4.2 Experimental Protocol

For the behavioral based-profiling systems (WiFi, GPS Location, and App Usage), we train the templates with the first \( M \) sessions acquired for each user and using the remaining sessions as genuine test sessions. Sessions from the others users are considered as impostor data.

The RNN model for keystroke recognition is trained in a Siamese setup, which had showed to perform very well with short time sequences like signatures or smartphone time signals [17, 25]. For this, we train de RNN model with pairs of keystroking sequences from train users (80% of the users). Regarding the training details, the best results were achieved with a learning rate of \( 0.005 \), Adam optimizer was used with \( \beta_{1} = 0.9 \), \( \beta_{2} = 0.999 \) and \( \varepsilon = 10^{ - 8} \) respectively, batch size of 512 pairs and the margin set to \( \alpha = 1.5 \).

For testing, Fig. 4 shows the details of the setup in which we compare the first \( M \) keystroke sequences of each test user (commonly named gallery samples) with new keystroke sequences that belong to the same user (genuine samples) or other test users (impostor samples). Our idea is to build a RNN model able to generalize, distinguishing keystroke sequences from any kind of users.

Fig. 4.
figure 4

Siamese keystroke setup for testing. The number \( M \) of gallery samples in test varies according to the number of keystroke sessions employed for testing. The number of keys in each sequence \( N \) is set to 20.
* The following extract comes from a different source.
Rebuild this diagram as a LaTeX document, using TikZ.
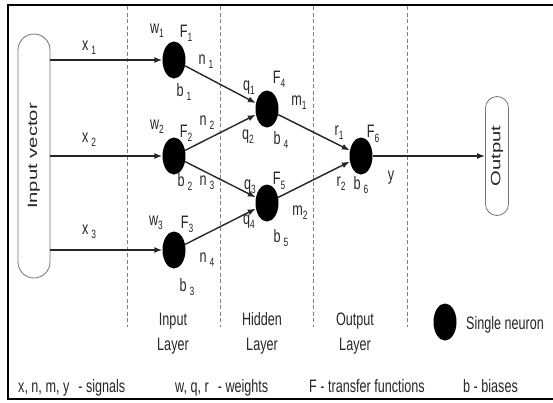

As we commented before, the keystroke data in UMDAA-02 is stored by sessions and the length of the keystroke sequences vary depending on the session and user, but the RNN model has a fixed length input that we set to \( N = 20 \), the average of the keystroke sequence length of the database. To avoid zero padding or truncating, we concatenate consecutively keystroke sequences from the user sessions to build the input keystroke sequence of the RNN model so this sequence will belong to only one session in average but could be more or less. In this assumption, we have a total of 8615 keystroke sequence in total for all users in the database.

Finally, to study the temporal evolution of the performance across the time (sessions in this paper) in the keystroke system, we will increase the number of gallery sequences assuming that each gallery sequence is a new genuine user session and then, we test the unknown sample comparing it to all gallery sequences and averaging the \( M \) resulting distances (see Fig. 4).

4.3 Results and Discussion

We first compare the bidirectional RNN model for keystroke proposed in this paper with a SVM model, following the traditional workflow of global feature extraction and classification. For this, we extract again the same time features as in the RNN model (HL, IL, PL, and Pressure) and then we compute the global features for each time feature: mean, median, standard deviation, 1 percentile, 99 percentile, and 99-1 percentile. According to this protocol, for each keystroke session we have a feature vector of size 24 \( \left( {6 \times 4} \right) \). Then, we train a SVM for each user using his/her first \( M \) keystroke sessions as genuine samples and \( M \) samples from other users as impostor ones.

Figure 5 shows the EER curves for keystroke systems using both SVM and RNN algorithms versus the number of sessions employed to train the models. EER refers to Equal Error Rate, the value where False Acceptance Rate (percentage of impostors classified as genuine) and False Rejection Rate (percentage of genuine users classified as impostors) are equal. The results suggest that RNN networks work better than SVM in all cases, even when there are few user samples available for training the RNN algorithm. However, the EER for SVM tends to drop faster than RNN as more user data is available.

Fig. 5.
figure 5

Evaluation of keystroke performance with bidirectional RNN and SVM models across the number of sessions employed to train.

Finally, we evaluate the performance of each biometric system individually and the fusion of all of them. Figure 6 shows the performance versus number of sessions employed for training. The results show that the best individual system in terms of EER is the WiFi system, achieving less than 23% of EER with 150 sessions to train the templates. However, the keystroke system drops faster and performs better with few user data. We think that this occurs because the keystroke system (bidirectional RNN) was previously trained with data from other users and learnt discriminative keystroke patterns, being able to authenticate new users with few samples.

Fig. 6.
figure 6

Evaluation performance for all modalities and the fusion of all across the number of sessions employed to train.

The dotted curve shows the fusion of all systems at score level. To get the best of the fusion scheme, we weighted the systems by giving higher weights to the best ones (WiFi and GPS location). The best results are around 19% of EER with more than 150 sessions to train. According to Table 2 (last row), the authentication systems need more than 6 days in average to authenticate users to achieve the best performance possible.

5 Conclusions and Future Work

In this paper we evaluate the performance of mobile keystroke authentication according to: (1) data availability to model the user; and (2) combination with behavioral-based profiling techniques. We have developed an ensemble of three behavioral-based profile authentication techniques (WiFi, GPS Location and App usage) and a keystroke state-of-the-art recognition approach. The results showed that even though behavioral based-profile systems tend to work better with large amounts of training data, the performance gets worse when the amount of data to model the user is scarce. We therefore suggest that behavioral profile systems work well at long terms, when the smartphone has stored enough data to train the templates.

On the other hand, a keystroke system based on bidirectional RNN seems to work better with few samples. We suggest that this happens due to the pre-training phase of the RNN model with development users in a Siamese setup.

Although the keystroke system works better than the others with few samples, the performance is not competitive for large amounts of training data. For future work, we propose to improve the keystroke performance by employing transfer learning techniques and adapting the RNN model to each user when the amount of user data is enough.